THE REQUEST: Return the material exactly, first line through the line containing "const weightStarText = ['*', '**', '**', '**', '**', '**'];", and nothing more. Pictures stay out.

---+---

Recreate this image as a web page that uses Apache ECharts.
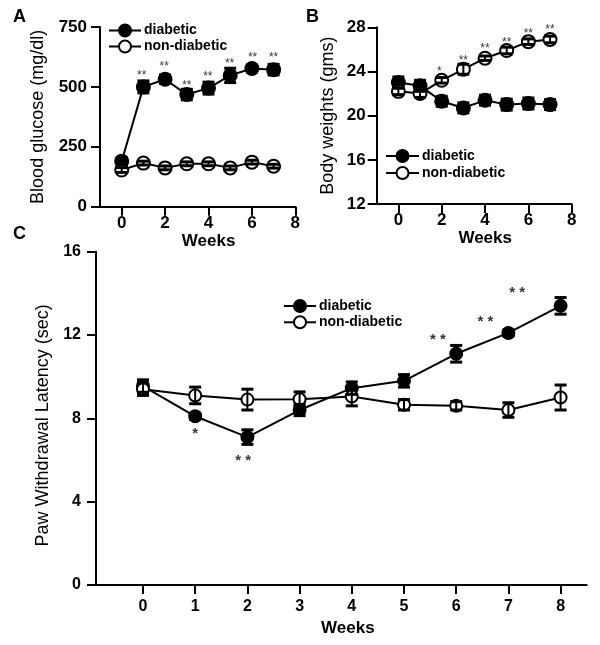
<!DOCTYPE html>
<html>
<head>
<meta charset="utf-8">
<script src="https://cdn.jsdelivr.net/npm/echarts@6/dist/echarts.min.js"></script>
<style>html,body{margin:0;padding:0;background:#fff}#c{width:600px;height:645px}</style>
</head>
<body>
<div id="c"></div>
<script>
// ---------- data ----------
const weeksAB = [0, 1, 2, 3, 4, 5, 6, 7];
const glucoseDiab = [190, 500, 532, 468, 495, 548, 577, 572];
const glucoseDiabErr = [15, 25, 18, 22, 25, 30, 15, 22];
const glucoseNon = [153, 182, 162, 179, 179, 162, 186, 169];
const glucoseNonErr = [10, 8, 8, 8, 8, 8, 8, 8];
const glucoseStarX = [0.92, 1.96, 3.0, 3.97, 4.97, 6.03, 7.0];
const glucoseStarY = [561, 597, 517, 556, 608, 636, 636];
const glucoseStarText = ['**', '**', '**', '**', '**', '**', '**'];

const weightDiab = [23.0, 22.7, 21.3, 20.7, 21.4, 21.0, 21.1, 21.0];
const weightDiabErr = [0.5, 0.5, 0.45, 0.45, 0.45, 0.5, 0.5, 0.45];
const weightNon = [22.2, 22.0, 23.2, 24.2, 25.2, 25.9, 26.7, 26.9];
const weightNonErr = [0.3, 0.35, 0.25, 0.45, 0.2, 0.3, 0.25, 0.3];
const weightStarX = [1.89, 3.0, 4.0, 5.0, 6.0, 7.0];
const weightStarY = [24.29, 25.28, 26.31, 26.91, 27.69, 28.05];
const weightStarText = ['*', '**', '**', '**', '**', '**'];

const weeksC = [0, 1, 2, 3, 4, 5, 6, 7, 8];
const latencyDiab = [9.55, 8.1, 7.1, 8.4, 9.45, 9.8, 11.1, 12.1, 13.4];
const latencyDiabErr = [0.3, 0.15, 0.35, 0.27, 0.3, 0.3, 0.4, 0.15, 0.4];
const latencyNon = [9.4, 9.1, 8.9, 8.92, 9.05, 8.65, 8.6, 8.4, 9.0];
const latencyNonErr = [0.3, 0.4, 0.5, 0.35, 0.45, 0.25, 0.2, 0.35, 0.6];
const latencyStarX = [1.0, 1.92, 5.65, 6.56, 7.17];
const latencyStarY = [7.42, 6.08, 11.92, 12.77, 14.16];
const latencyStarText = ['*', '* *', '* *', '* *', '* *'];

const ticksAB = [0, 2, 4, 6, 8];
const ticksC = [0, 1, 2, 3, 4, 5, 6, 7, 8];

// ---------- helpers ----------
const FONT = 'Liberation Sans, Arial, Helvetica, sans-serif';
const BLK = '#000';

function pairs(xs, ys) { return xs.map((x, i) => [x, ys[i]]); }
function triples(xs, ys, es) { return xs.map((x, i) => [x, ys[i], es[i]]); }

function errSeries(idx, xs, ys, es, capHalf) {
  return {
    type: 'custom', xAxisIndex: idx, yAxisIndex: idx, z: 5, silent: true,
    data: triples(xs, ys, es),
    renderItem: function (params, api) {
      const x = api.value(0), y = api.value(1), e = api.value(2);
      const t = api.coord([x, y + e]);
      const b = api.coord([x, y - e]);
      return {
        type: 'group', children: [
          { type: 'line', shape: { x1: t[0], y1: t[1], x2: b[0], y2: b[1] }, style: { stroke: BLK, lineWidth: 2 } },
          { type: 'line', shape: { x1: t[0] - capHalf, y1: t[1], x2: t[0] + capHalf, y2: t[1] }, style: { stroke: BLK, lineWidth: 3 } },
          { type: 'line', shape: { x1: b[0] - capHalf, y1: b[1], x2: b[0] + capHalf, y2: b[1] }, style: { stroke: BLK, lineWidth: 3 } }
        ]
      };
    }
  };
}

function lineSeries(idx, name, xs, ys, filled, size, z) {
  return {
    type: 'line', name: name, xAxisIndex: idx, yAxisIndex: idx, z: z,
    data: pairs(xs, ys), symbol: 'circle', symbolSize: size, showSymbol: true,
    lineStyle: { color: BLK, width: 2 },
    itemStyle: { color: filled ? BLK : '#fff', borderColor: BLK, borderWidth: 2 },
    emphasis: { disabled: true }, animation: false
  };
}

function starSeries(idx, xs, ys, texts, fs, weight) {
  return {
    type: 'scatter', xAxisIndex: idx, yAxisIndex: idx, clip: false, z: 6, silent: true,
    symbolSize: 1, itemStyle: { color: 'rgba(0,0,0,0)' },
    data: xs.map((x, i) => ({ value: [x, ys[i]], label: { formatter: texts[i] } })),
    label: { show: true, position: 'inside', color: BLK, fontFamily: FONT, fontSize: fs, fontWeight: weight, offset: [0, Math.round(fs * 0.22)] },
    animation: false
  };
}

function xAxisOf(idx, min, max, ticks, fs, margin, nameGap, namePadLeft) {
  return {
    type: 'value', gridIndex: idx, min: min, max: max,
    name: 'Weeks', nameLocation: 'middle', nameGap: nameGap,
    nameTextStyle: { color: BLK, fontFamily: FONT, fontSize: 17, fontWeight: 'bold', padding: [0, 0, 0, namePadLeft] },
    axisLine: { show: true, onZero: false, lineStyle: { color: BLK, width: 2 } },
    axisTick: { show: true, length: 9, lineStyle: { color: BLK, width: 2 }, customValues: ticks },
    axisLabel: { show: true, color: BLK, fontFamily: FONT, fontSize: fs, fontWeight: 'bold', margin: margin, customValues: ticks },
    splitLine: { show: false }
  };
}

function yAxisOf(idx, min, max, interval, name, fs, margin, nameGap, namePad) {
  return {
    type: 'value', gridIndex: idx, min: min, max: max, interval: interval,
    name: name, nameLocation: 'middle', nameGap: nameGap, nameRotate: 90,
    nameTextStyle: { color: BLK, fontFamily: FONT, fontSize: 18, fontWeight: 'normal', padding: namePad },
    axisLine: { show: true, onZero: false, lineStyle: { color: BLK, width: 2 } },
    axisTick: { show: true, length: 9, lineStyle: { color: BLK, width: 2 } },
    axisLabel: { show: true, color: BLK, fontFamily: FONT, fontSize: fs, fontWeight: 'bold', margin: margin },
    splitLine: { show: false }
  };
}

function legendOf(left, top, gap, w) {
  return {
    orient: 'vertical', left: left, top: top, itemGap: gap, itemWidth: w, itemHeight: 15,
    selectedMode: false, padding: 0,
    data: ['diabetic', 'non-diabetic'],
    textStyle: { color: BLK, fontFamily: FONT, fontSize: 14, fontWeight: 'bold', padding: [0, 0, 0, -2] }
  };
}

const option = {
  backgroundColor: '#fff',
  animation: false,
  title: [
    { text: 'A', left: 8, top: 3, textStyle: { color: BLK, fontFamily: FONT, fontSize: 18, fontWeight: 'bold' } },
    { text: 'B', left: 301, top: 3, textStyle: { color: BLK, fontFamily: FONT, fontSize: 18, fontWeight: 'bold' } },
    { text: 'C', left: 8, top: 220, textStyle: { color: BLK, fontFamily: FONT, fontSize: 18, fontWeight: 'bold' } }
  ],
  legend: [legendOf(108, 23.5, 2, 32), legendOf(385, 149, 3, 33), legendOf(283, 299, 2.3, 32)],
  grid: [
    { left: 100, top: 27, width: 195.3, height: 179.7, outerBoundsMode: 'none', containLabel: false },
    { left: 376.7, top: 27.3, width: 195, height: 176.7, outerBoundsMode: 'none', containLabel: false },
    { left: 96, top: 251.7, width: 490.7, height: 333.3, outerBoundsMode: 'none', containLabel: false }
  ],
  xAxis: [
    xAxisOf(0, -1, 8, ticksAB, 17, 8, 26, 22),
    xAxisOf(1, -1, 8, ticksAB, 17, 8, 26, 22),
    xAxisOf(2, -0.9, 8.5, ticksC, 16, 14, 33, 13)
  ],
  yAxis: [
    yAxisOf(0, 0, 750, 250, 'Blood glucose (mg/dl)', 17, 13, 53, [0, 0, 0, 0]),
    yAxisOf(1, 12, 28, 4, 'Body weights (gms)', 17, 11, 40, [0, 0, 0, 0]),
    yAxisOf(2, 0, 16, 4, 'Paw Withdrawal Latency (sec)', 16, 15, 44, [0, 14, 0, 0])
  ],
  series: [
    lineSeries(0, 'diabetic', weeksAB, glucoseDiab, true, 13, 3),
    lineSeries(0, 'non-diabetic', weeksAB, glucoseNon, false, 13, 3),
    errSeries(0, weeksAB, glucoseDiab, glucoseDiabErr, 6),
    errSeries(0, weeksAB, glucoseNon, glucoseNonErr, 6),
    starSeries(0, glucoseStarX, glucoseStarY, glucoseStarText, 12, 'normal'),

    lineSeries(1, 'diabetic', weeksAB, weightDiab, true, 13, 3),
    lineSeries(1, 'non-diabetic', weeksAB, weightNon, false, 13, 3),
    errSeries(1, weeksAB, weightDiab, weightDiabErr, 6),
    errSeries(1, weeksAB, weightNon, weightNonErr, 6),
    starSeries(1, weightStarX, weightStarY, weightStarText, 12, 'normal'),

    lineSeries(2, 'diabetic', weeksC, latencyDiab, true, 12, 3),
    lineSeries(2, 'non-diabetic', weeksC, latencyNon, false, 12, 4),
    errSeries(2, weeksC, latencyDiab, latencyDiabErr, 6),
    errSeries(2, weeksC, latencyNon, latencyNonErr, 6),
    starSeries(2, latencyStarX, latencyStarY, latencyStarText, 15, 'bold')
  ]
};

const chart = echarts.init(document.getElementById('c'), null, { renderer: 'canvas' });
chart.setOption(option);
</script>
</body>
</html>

---+---

REPLY:
Recreate this image as a web page that uses Apache ECharts.
<!DOCTYPE html>
<html>
<head>
<meta charset="utf-8">
<script src="https://cdn.jsdelivr.net/npm/echarts@6/dist/echarts.min.js"></script>
<style>html,body{margin:0;padding:0;background:#fff}#c{width:600px;height:645px}</style>
</head>
<body>
<div id="c"></div>
<script>
// ---------- data ----------
const weeksAB = [0, 1, 2, 3, 4, 5, 6, 7];
const glucoseDiab = [190, 500, 532, 468, 495, 548, 577, 572];
const glucoseDiabErr = [15, 25, 18, 22, 25, 30, 15, 22];
const glucoseNon = [153, 182, 162, 179, 179, 162, 186, 169];
const glucoseNonErr = [10, 8, 8, 8, 8, 8, 8, 8];
const glucoseStarX = [0.92, 1.96, 3.0, 3.97, 4.97, 6.03, 7.0];
const glucoseStarY = [561, 597, 517, 556, 608, 636, 636];
const glucoseStarText = ['**', '**', '**', '**', '**', '**', '**'];

const weightDiab = [23.0, 22.7, 21.3, 20.7, 21.4, 21.0, 21.1, 21.0];
const weightDiabErr = [0.5, 0.5, 0.45, 0.45, 0.45, 0.5, 0.5, 0.45];
const weightNon = [22.2, 22.0, 23.2, 24.2, 25.2, 25.9, 26.7, 26.9];
const weightNonErr = [0.3, 0.35, 0.25, 0.45, 0.2, 0.3, 0.25, 0.3];
const weightStarX = [1.89, 3.0, 4.0, 5.0, 6.0, 7.0];
const weightStarY = [24.29, 25.28, 26.31, 26.91, 27.69, 28.05];
const weightStarText = ['*', '**', '**', '**', '**', '**'];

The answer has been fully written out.